Age Contingent Trusts include BMTs – Bereaved Minor Trusts, and 18-25 Trusts, both of which can only be created by a parent for their own child, stepchild or adopted child. For a BMT a child cannot give a valid receipt until attaining the age of 18 so funds will be held in trust until this age has been met.

An 18-25 Trust caters for a bereaved person under 25 and are used as a means to pass assets to a child whilst being able to specify the age at which the child becomes entitled to the whole of the assets, usually at 21 or 25.

With these types of trusts cash isn’t locked away indefinitely. While the minor is under 18 the trustees may accumulate income or apply income/capital for education, maintenance or other benefit as they see fit, by using it directly for the minor or by paying it to the minor’s surviving parent or guardian.

These types of trusts have favourable tax treatment for inheritance tax and do not form part of the relevant property regime so there are no ten yearly anniversary charges. Similarly, when the child becomes absolutely entitled at 18, there is no charge to IHT at that point, even if the value of the trust exceeds the nil rate band.

If a child is over 18 however, there may be a charge to IHT if the trust exceeds the nil rate band. The charge will be less than 6%, with the amount depending on how long after the age of 18 the payment is made. For example, if the child inherits at age 21 the inheritance tax rate will be 1.8%. If the child inherits at age 25 the inheritance tax rate will be a maximum of 4.2%.

If the testator wants to leave assets to their child at, say, age 30, then the trust would not benefit from the favourable tax treatment at any stage of its life (so would never be a BMT) and would form part of the relevant property regime straight away, not just the 5 years after age 25.

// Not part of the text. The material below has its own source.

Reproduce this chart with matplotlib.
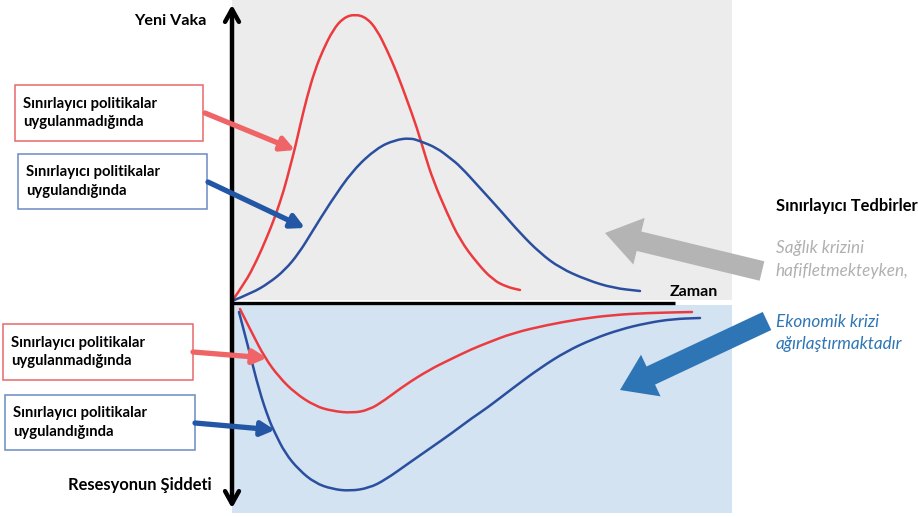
import matplotlib
matplotlib.use("Agg")
import matplotlib.pyplot as plt
from matplotlib.patches import Rectangle, FancyArrow, PathPatch
from matplotlib.path import Path

plt.rcParams['font.family'] = ['Lato', 'DejaVu Sans']

# ---- data (time units, value units) ----
red_top_t = [0, 1.3, 2.5, 3.5, 4.3, 5.2, 5.8, 6.3, 6.8, 7.5, 8.3, 9.1, 10.1, 11.1, 12.3, 13.5, 14.5, 15.5,
             16.5, 17.5, 18.5, 19.3, 20.1, 21.5, 22.8, 24.5, 26.1, 27.5, 28.8]
red_top_v = [0, 1.8, 4.1, 6.4, 8.4, 11.1, 13.4, 15.3, 17.5, 20.4, 23.1, 25.1, 27.1, 28.3, 28.7, 28.3, 27.1, 25.1,
             22.8, 20.1, 17.3, 14.6, 12.1, 8.8, 6.1, 3.8, 2.1, 1.4, 1.1]

blue_top_t = [0, 2.0, 3.7, 5.3, 6.7, 8.0, 9.8, 12.1, 14.5, 16.3, 17.8, 18.8, 20.5, 21.8, 22.8, 24.8, 26.8,
              28.8, 30.8, 32.8, 35.5, 38.1, 40.8]
blue_top_v = [0, 0.8, 1.8, 3.1, 4.8, 6.9, 9.8, 13.1, 15.3, 16.1, 16.3, 16.0, 15.3, 14.3, 13.5, 11.3, 9.1,
              6.8, 4.8, 3.3, 2.1, 1.3, 1.0]

red_bot_t = [0.8, 2.0, 3.3, 4.7, 6.3, 8.3, 10.0, 12.0, 13.7, 15.3, 17.3, 19.7, 21.7, 24.0, 25.5, 28.1, 31.5,
             34.8, 38.1, 41.5, 46.0]
red_bot_v = [-0.8, -3.2, -5.7, -7.6, -9.2, -10.5, -11.0, -11.2, -10.9, -9.9, -8.4, -6.9, -5.9, -4.8, -4.2,
             -3.2, -2.4, -1.8, -1.4, -1.2, -1.1]

blue_bot_t = [0.7, 1.7, 2.7, 3.7, 4.3, 5.3, 6.7, 8.3, 10.0, 11.8, 13.7, 15.3, 17.7, 20.0, 22.0, 24.0, 25.5,
              28.1, 30.8, 33.5, 36.1, 38.8, 41.5, 44.1, 46.8]
blue_bot_v = [-1.1, -4.9, -8.9, -11.9, -13.2, -15.2, -16.9, -18.2, -18.8, -19.0, -18.7, -17.9, -16.2, -14.6,
              -13.2, -11.7, -10.7, -8.7, -6.7, -5.0, -3.8, -2.85, -2.2, -1.8, -1.7]

box_text_no = "Sınırlayıcı politikalar\nuygulanmadığında"
box_text_yes = "Sınırlayıcı politikalar\nuygulandığında"
y_label_top = "Yeni Vaka"
y_label_bot = "Resesyonun Şiddeti"
x_label = "Zaman"
right_title = "Sınırlayıcı Tedbirler"
right_gray = "Sağlık krizini\nhafifletmekteyken,"
right_blue = "Ekonomik krizi\nağırlaştırmaktadır"

RED = '#ec3b3f'
BLUE = '#2b4f9f'
RED_ARR = '#ef6466'
BLUE_ARR = '#2456a6'
RED_EDGE = '#e8686a'
BLUE_EDGE = '#6a8cc4'
GRAY_BG = '#ececec'
BLUE_BG = '#d3e3f2'

fig = plt.figure(figsize=(9.18, 5.17), dpi=100)
ax = fig.add_axes([0, 0, 1, 1])
ax.set_xlim(-23.2, 68.6)
ax.set_ylim(-21.6, 30.1)
ax.axis('off')

# backgrounds
ax.add_patch(Rectangle((0, 0.1), 50, 30.1, facecolor=GRAY_BG, edgecolor='none', zorder=0))
ax.add_patch(Rectangle((0, -21.2), 50, 20.8, facecolor=BLUE_BG, edgecolor='none', zorder=0))

# axes lines
ax.annotate('', xy=(0, 29.9), xytext=(0, -21.0),
            arrowprops=dict(arrowstyle='<->,head_length=0.9,head_width=0.5', lw=3.2, color='black'), zorder=5)
ax.plot([0, 44.3], [-0.15, -0.15], color='black', lw=2.4, zorder=5, solid_capstyle='butt')


def smooth_curve(t, v, color):
    """Draw the read points as a smooth quadratic-Bezier path (points used as control points)."""
    pts = list(zip(t, v))
    verts = [pts[0]]
    codes = [Path.MOVETO]
    for i in range(1, len(pts) - 1):
        mid = ((pts[i][0] + pts[i + 1][0]) / 2, (pts[i][1] + pts[i + 1][1]) / 2)
        verts += [pts[i], mid]
        codes += [Path.CURVE3, Path.CURVE3]
    verts.append(pts[-1])
    codes.append(Path.LINETO)
    ax.add_patch(PathPatch(Path(verts, codes), facecolor='none', edgecolor=color, lw=1.8,
                           capstyle='round', joinstyle='round', zorder=4))


smooth_curve(red_top_t, red_top_v, RED)
smooth_curve(blue_top_t, blue_top_v, BLUE)
smooth_curve(red_bot_t, red_bot_v, RED)
smooth_curve(blue_bot_t, blue_bot_v, BLUE)

# labels
ax.text(-2.5, 28.0, y_label_top, ha='right', va='center', fontsize=11.6, fontweight='bold', zorder=7)
ax.text(-2.0, -18.4, y_label_bot, ha='right', va='center', fontsize=11.9, fontweight='bold', zorder=7)
ax.text(43.8, 0.85, x_label, ha='left', va='center', fontsize=11.5, fontweight='bold', zorder=7)


def box(x0, y0, w, h, edge, txt):
    ax.add_patch(Rectangle((x0, y0), w, h, facecolor='white', edgecolor=edge, lw=1.1, zorder=3))
    ax.text(x0 + 0.8, y0 + h / 2, txt, ha='left', va='center', fontsize=10.7,
            fontweight='bold', linespacing=1.38, zorder=7)


# boxes
box(-21.7, 16.0, 18.8, 5.6, RED_EDGE, box_text_no)
box(-21.4, 9.2, 18.9, 5.5, BLUE_EDGE, box_text_yes)
box(-22.9, -7.9, 19.0, 5.6, RED_EDGE, box_text_no)
box(-22.7, -14.9, 19.0, 5.5, BLUE_EDGE, box_text_yes)


# small arrows
def small_arrow(x0, y0, x1, y1, c):
    ax.annotate('', xy=(x1, y1), xytext=(x0, y0),
                arrowprops=dict(arrowstyle='-|>,head_length=0.8,head_width=0.42', lw=3.8, color=c,
                                shrinkA=0, shrinkB=0), zorder=6)


small_arrow(-2.7, 18.8, 6.3, 15.1, RED_ARR)
small_arrow(-2.4, 11.9, 7.3, 7.3, BLUE_ARR)
small_arrow(-3.9, -5.1, 3.5, -5.7, RED_ARR)
small_arrow(-3.7, -12.2, 4.3, -12.9, BLUE_ARR)

# big arrows
ax.add_patch(FancyArrow(53.0, 3.0, -15.7, 3.8, width=2.0, head_width=4.8, head_length=3.5,
                        length_includes_head=True, color='#b4b4b4', lw=0, zorder=2))
ax.add_patch(FancyArrow(53.5, -2.0, -14.7, -6.9, width=2.0, head_width=4.6, head_length=3.4,
                        length_includes_head=True, color='#2e75b6', lw=0, zorder=2))

# right-hand texts
ax.text(54.4, 9.5, right_title, ha='left', va='center', fontsize=11.9, fontweight='bold', zorder=7)
ax.text(54.4, 4.15, right_gray, ha='left', va='center', fontsize=12.3, style='italic',
        color='#b0b0b0', linespacing=1.5, zorder=7)
ax.text(54.4, -3.2, right_blue, ha='left', va='center', fontsize=12.3, style='italic',
        color='#2e75b6', linespacing=1.5, zorder=7)

fig.savefig('out.png', dpi=100)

Looking one step further, we look to Discretionary trusts (DT). Here, the assets are not included in the taxable estate of any of the beneficiaries.  The trust is known as a ‘relevant property’ trust and will be assessed to IHT every 10 years. This is known as the ‘periodic’, or anniversary charge. If a parent wanted to pass assets to a child whose estate is already approaching £325,000, there may be an argument to have assets pass into a DT; this being solely from an estate planning perspective, so here a beneficiary would need to outlive their parent by 60 years or more in order for a trust of this nature to be less tax efficient.  The accumulation of assets simply aggregates when inheritance is received outright meaning that anything over and above the NRB would be charge to IHT at 40% on the child’s death, too. DTs are of course also helpful to protect assets for vulnerable beneficiaries over and above that of a BMT (above) or if the assets being bequeathed are not from parent to child. In a DT, trustees can manage monies on behalf of the beneficiaries and protect assets from third parties (such as on divorce).  Care needs to be taken with regard to the residence nil rate band and when there is a married couple wanting to leave assets to their children, planning might be advisable on the first death in order to be within scope of being able to claim it on the second death.

It is advisable to get professional advice on all of these issues.